Resurrecting the Hajj paradigm and picking up the cause of justice and equality in our faith is a daunting proposition for many Muslims, but its time has come, and we will be much better off for it. It all comes down to being fair and just as individuals and as an Ummah. One of the most difficult things about upholding justice is that you sometimes have to stand up against your own self, and to people who are just like you, who belong to your group, your ideology, your race, your nationality, or your organization, in defense of someone who is different than you.

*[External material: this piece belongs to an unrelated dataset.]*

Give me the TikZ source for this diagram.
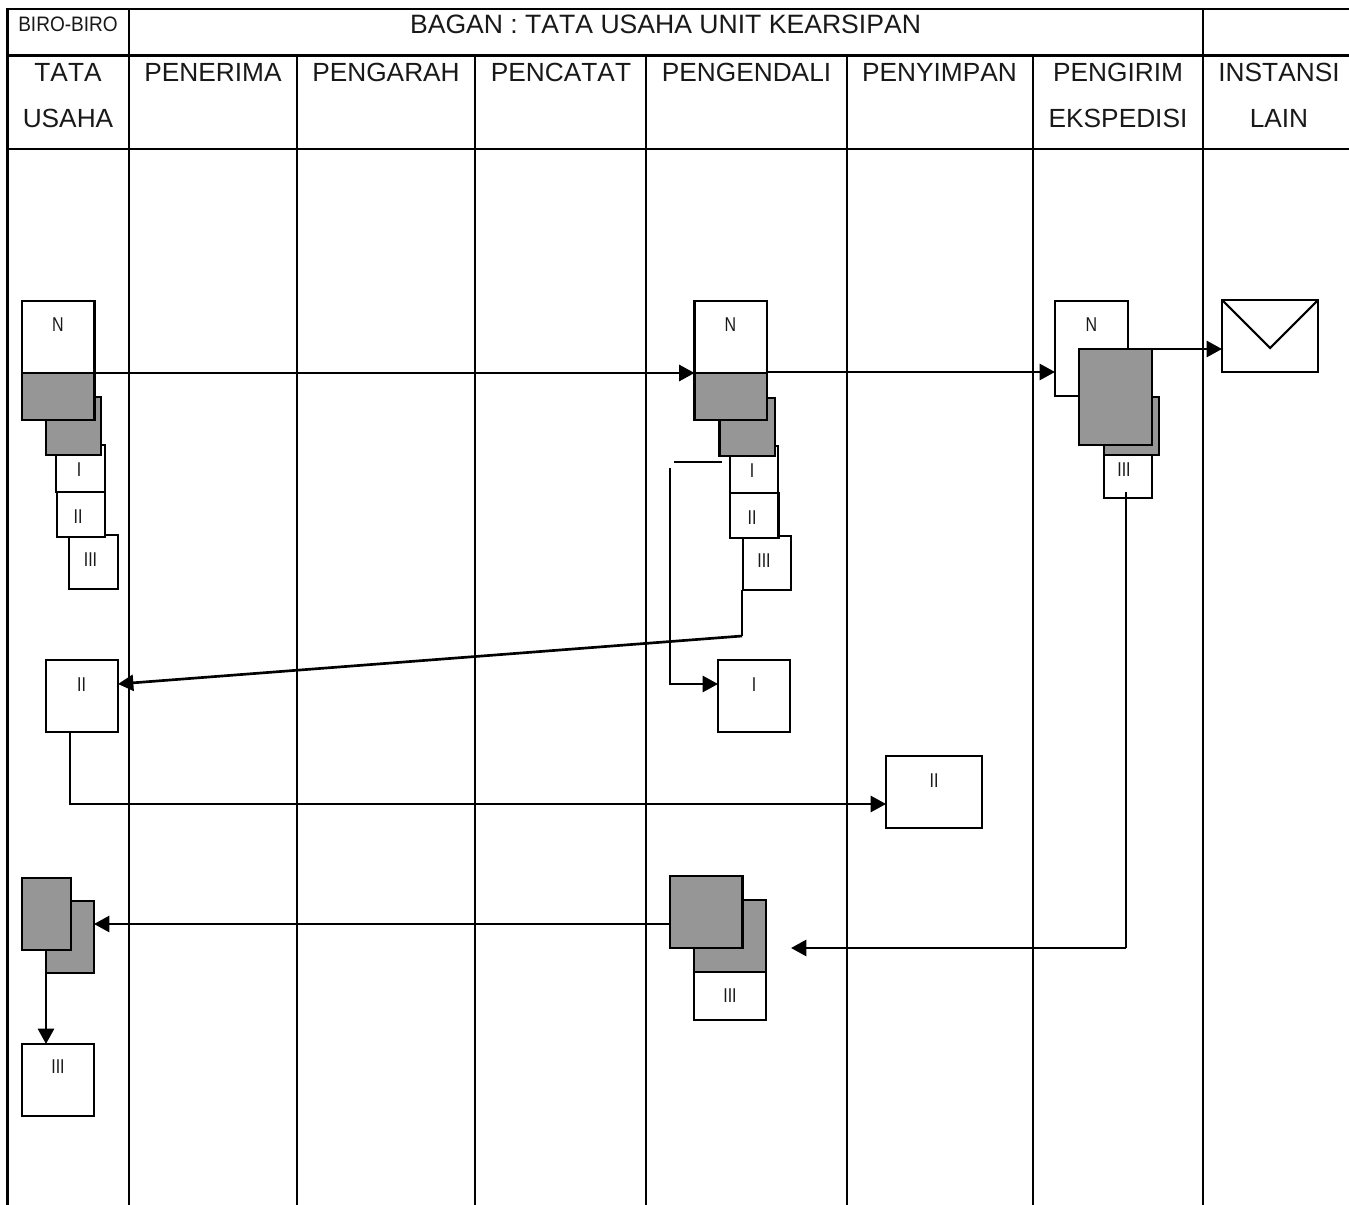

Injustice is our Berlin Wall, whose mortar is an amalgamation of racism, nationalism, elitism, denial, political Islam, violent extremism, tribalism, and various forms of sectarianism added to the mixture over a course of centuries. On the other side of the wall is the true Islam, which belongs to no one except Allah be He Exalted and Just. There can never be any true Islam without justice, and there can never be justice without equality. In order for Muslims to move forward as a civilization, we will have to tear down the Berlin wall of injustice that exists in our faith practice. It may have to be dismantled brick by brick, section by section, pebble by pebble, but sooner or later, Allah be my witness, I believe that eventually, it will come down.